What Is the Medicare Shared Savings Program?

Old Couple using a laptop to find the best Medicare Shared Savings Program

Whenever a new administration enters the White House, Medicare is one of the biggest issues the incoming President and his team must handle. The race is on to make the health care system sustainable. As a result, Medicare is transforming from a fee-for-service system, where physicians are paid depending on what they do (prescriptions, etc.), to a system where value is key and doctors receive payment according to the quality of outcomes.

The Role of the Medicare Shared Savings Program (MSSP)

In this program, accountable care organizations (ACOs) earn money for taking care of Medicare beneficiaries and are allowed keep part of any money they save the system. According to CMS, there are now 480 ACOs participating in the MSSP, and they serve over nine million people. Ninety-nine new organizations joined for 2017, and the program is growing at a remarkable rate. On January 1, 2016, the program served just 1.3 million Medicare beneficiaries.

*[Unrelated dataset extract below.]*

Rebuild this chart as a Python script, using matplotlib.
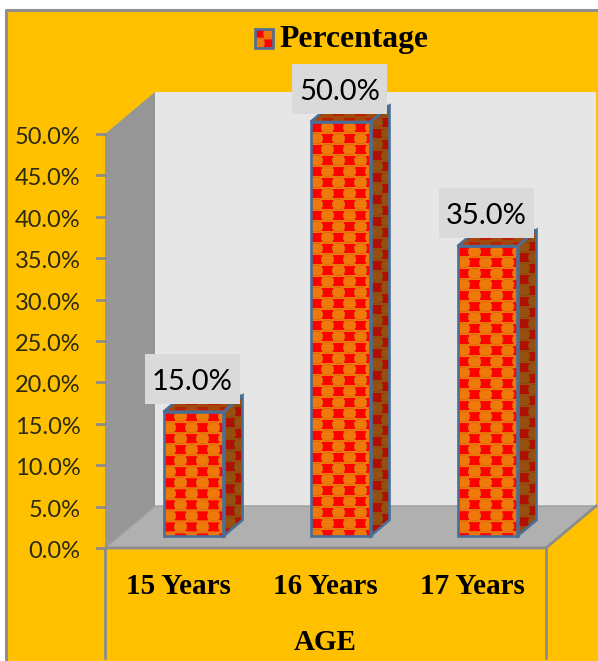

The purpose of the Medicare Shared Savings Program is to encourage providers to improve the quality of care while decreasing unnecessary costs. Eligible providers, hospitals, and physicians must join an ACO to participate, and the program is gaining steam because high-quality providers can potentially earn substantial rewards.

How Do Providers Earn?

First, only ACOs that serve a minimum of 5,000 Medicare beneficiaries are eligible. All providers must:

  • Promote beneficiary engagement and evidence-based medicine.
  • Provide internal reports on quality and cost metrics.
  • Provide coordinated care across and among specialists, primary care physicians, and acute/post-acute providers.

Here are a few things for providers to note:

Different Tracks

The MSSP consists of three tracks, and the incentives vary across the trio. Providers willing to take more risk are capable of gaining greater rewards. Beneficiary assignment dictates who becomes an ACO patient and decides how much an organization earns.

With Tracks 1 and 2, patients are assigned at the end of the year, so you cannot focus on specific patients. With Track 3, you receive the list before the end of the year, and organizations that take the highest risk get the most information.

Benchmarks and Caps

The “Shared Savings” part of the program relates to incentives, and the CMS sets a number of benchmarks. Organizations receive money when they reduce expenditures based on the CMS’ cost and quality benchmarks. For Track 1, you receive 50 percent of all generated savings. This increases to 60 percent on Track 2 and 75 percent on Track 3.

Medicare has set a cap on what it pays organizations for saving money. For Track 1, you receive 10 percent of benchmarked expenditures. This rises to 15 percent on Track 2 and 20 percent on Track 3.

Minimum Savings Rate

Organizations must save a certain amount before they are eligible for rewards. For Track 1, you must save 2to3.9 percent of the cost benchmark; the exact percentage depends on the number of patients you treat. The rate is lower for ACOs that treat a large number of patients. For Tracks 2 and 3, organizations can choose no savings limit, a range between 0.5 and 2 percent, or a range that depends on the number of patients seen.

Minimum Loss Rate

This only applies to Tracks 2 and 3, where the minimum loss rate is the same as the minimum savings rate. If you exceed the benchmark by a certain percentage, you must pay part of the cost to the CMS.

MSSP Performance and Quality Measures

The key tenet of the MSSP is the use of quality performance measures by ACOs. It is certainly a tricky task as providers are expected to link financial performance with quality. The CMS says that quality measures must focus on continuous improvement, and it revolves around these three goals:

  • Improved care for patients
  • Improved health for populations
  • A reduction in expenditures

There are 33 measures used to measure clinical quality, and they include four sections:

  1. Preventive Health
  2. At-risk Populations
  3. Patient and Caregiver Experience
  4. Care Coordination and Patient Safety

Final Words

The MSSP will continue to evolve, although it is important to note that setting up an ACO costs an average of $1.6 million. The government has actively sought to improve the program over the last few years; we are interested to see whether the new administration will continue along this path.